Das Phänomen, dass sich Männer grußlos aus einer Partnerschaft verabschieden, gab es auch schon vor dem digitalen Zeitalter. Umso instruktiver ist es, wie sich Regisseur Marcus Richardt auf dieses Thema einlässt und sich dabei mit dem Medium des Internets auseinandersetzt. Das Netz eröffnet in „Goliath96“ einen virtuellen Möglichkeitsraum, der auch Kristins Bindungsmuster zu verändern beginnt. Die Mutter nutzt die Anonymität des Mediums als Rettungsanker; ihre Maskierung ist Chance und Abgrund zugleich. Mit ihr vermag die Verlassene die eigene emotionale Not zu befriedigen und umso verdeckter ihr inzestuöses Verlangen auszuagieren. Zwischen Mutter und Sohn entwickelt sich ein schriftlicher Dialog, dessen Sätze über die Bilder gelegt werden.

Ein schriftlicher Dialog

Dieser Dialog ist das Herzstück des nachdenklichen Dramas, während die vergangenen Jahre in wenigen Rückblenden nur schwach konturiert werden und eine sich zwischenzeitlich anbahnende Beziehung zu einem neuen Partner wenig ausgearbeitet ist. Der virtuelle Austausch hingegen ist konzentriert, der Sohn wird durch diesen „Schriftverkehr“ erst richtig sichtbar. David erhält einen eigenständigen Bild- und Erzählraum, der in einer Sequenz gipfelt, in der sich Mutter und Sohn dank des Splitscreen-Verfahrens im Profil gleichberechtigt gegenübersitzen. Mittels Voiceover kann er endlich von sich erzählen, auch wenn seine Offenbarungen wenig substanzvoll sind.

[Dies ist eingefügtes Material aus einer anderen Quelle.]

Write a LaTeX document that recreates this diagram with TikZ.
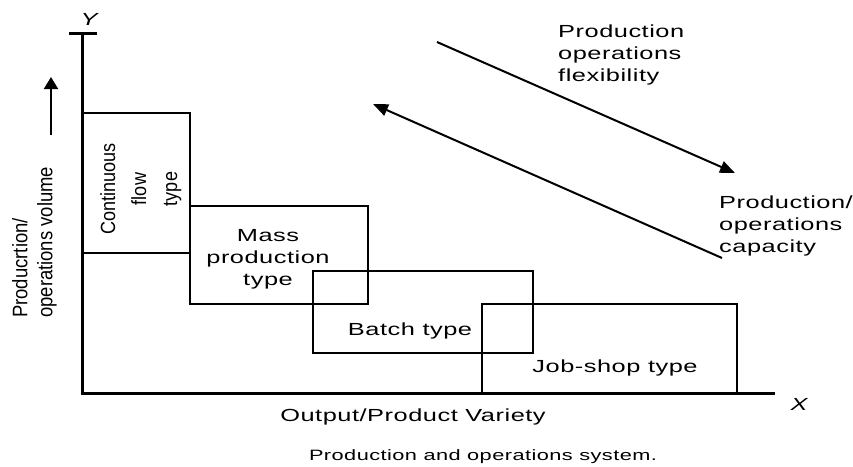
\documentclass[tikz,border=0pt]{standalone}
\usepackage{fontspec}
\setmainfont{Liberation Sans}
\newfontfamily\widesans[FakeStretch=1.45,LetterSpace=3]{Liberation Sans}
\newfontfamily\narrowsans[FakeStretch=0.88]{Liberation Sans}
\usetikzlibrary{arrows.meta}
\begin{document}
\begin{tikzpicture}[x=1pt,y=-1pt]
        % Styles
        \tikzstyle{axes}=[line width=3pt]
        \tikzstyle{type box}=[line width=2pt]
        \tikzstyle{trend}=[line width=2pt,-{Triangle[length=15pt,width=12pt]}]
        \tikzstyle{wide text}=[inner sep=0pt,font=\widesans\fontsize{17.5}{22}\selectfont]
        \tikzstyle{side text}=[inner sep=0pt,rotate=90,font=\narrowsans\fontsize{20.5}{31}\selectfont]
        \useasboundingbox (0,0) rectangle (853,466);
        %axes
        \coordinate (origin) at (82,393);
        \coordinate (y end) at (82,33);
        \coordinate (x end) at (775,393);
        \draw[style=axes] (y end) -- (origin) -- (x end);
        \draw[style=axes] (69,33) -- (97,33);
        \node[wide text,anchor=base] (y label) at (89,25) {\itshape Y};
        \node[wide text,anchor=base] (x label) at (799,410) {\itshape X};
        \node[wide text,anchor=base] (variety) at (413,421) {Output/Product Variety};
        \node[side text,anchor=north west,align=left,font=\narrowsans\fontsize{21}{25}\selectfont] (volume) at (12,318) {Producrtion/\\operations volume};
        \coordinate (up start) at (51,135);
        \coordinate (up end) at (51,77);
        \draw[trend,-{Triangle[length=12pt,width=14pt]}] (up start) -- (up end);
        %boxes
        \draw[style=type box] (82,113) rectangle (190,253);
        \draw[style=type box] (190,206) rectangle (368,304);
        \draw[style=type box] (313,271) rectangle (533,353);
        \draw[style=type box] (482,304) rectangle (737,393);
        \node[side text,anchor=north,align=center] (continuous) at (100,189) {Continuous\\flow\\type};
        \node[wide text,anchor=north,align=center] (mass) at (268,229) {Mass\\production\\type};
        \node[wide text,anchor=base] (batch) at (410,335) {Batch type};
        \node[wide text,anchor=base] (jobshop) at (615,372) {Job-shop type};
        %trends
        \coordinate (flex start) at (437,42);
        \coordinate (flex end) at (735,173);
        \coordinate (cap start) at (722,258);
        \coordinate (cap end) at (373,104);
        \draw[style=trend] (flex start) -- (flex end);
        \draw[style=trend] (cap start) -- (cap end);
        \node[wide text,anchor=north west,align=left] (flexibility) at (558,25) {Production\\operations\\flexibility};
        \node[wide text,anchor=north west,align=left] (capacity) at (719,196) {Production/\\operations\\capacity};
        %caption
        \node[wide text,anchor=base,font=\widesans\fontsize{15}{18}\selectfont] (caption) at (483,460) {Production and operations system.};
\end{tikzpicture}
\end{document}
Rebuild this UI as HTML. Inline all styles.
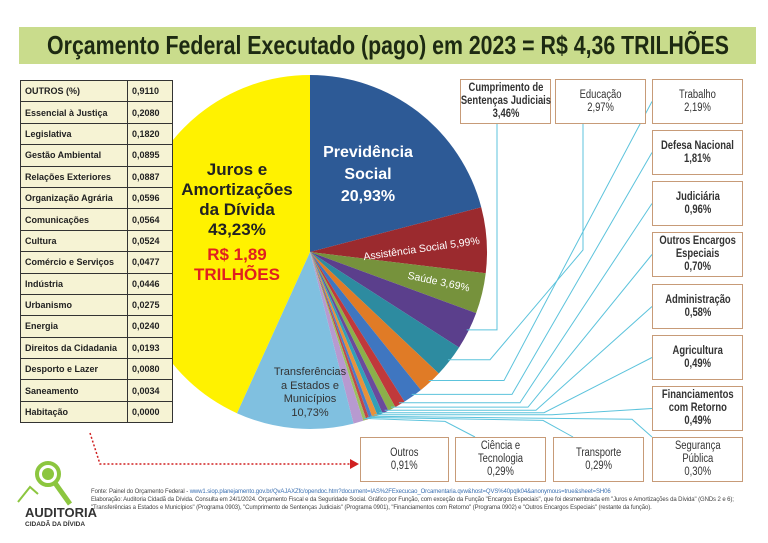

„Goliath96“ vermittelt anschaulich, wie eine Beziehungsanbahnung im virtuellen Raum funktionieren kann, bei der die Identität des Gegenübers im Vagen bleibt. Die beiden Figuren begegnen sich nicht im Blick, sie suchen nicht in den Augen des Anderen einen Zugang zu dessen Seele. Vielmehr nimmt ihr Kontakt einen abstrakteren Verlauf; er vollzieht sich durch Sprache und Schrift oder erfasst den anderen in der Form eines flachen Bildes, statt ihn als Körper in seiner Bewegung im dreidimensionalen Raum wahrzunehmen.

Der Fluch des Virtuellen

Zugleich beschreibt das virtuelle Dating eine depressive Bewegung. Denn nun ist es die Mutter, die sich aus dem realen Leben zurückzieht und sich den Lebensstil des Sohns anverwandelt.

Schade ist, dass die Inszenierung für Kristins Entfremdung von der Umwelt nur mit verbrauchten, abgenutzten Bildern aufwartet, die wie Pausenfüller wirken. Dafür gewinnt die Brutalität ihres Handelns und die Manipulierbarkeit der Beziehung eine immer tragischere Größe, je mehr der Sohn den virtuellen Raum verlassen will, um sie als reale Person kennenzulernen. So hat sie durch ihre Täuschung dem Sohn nur eine weitere Enttäuschung bereitet.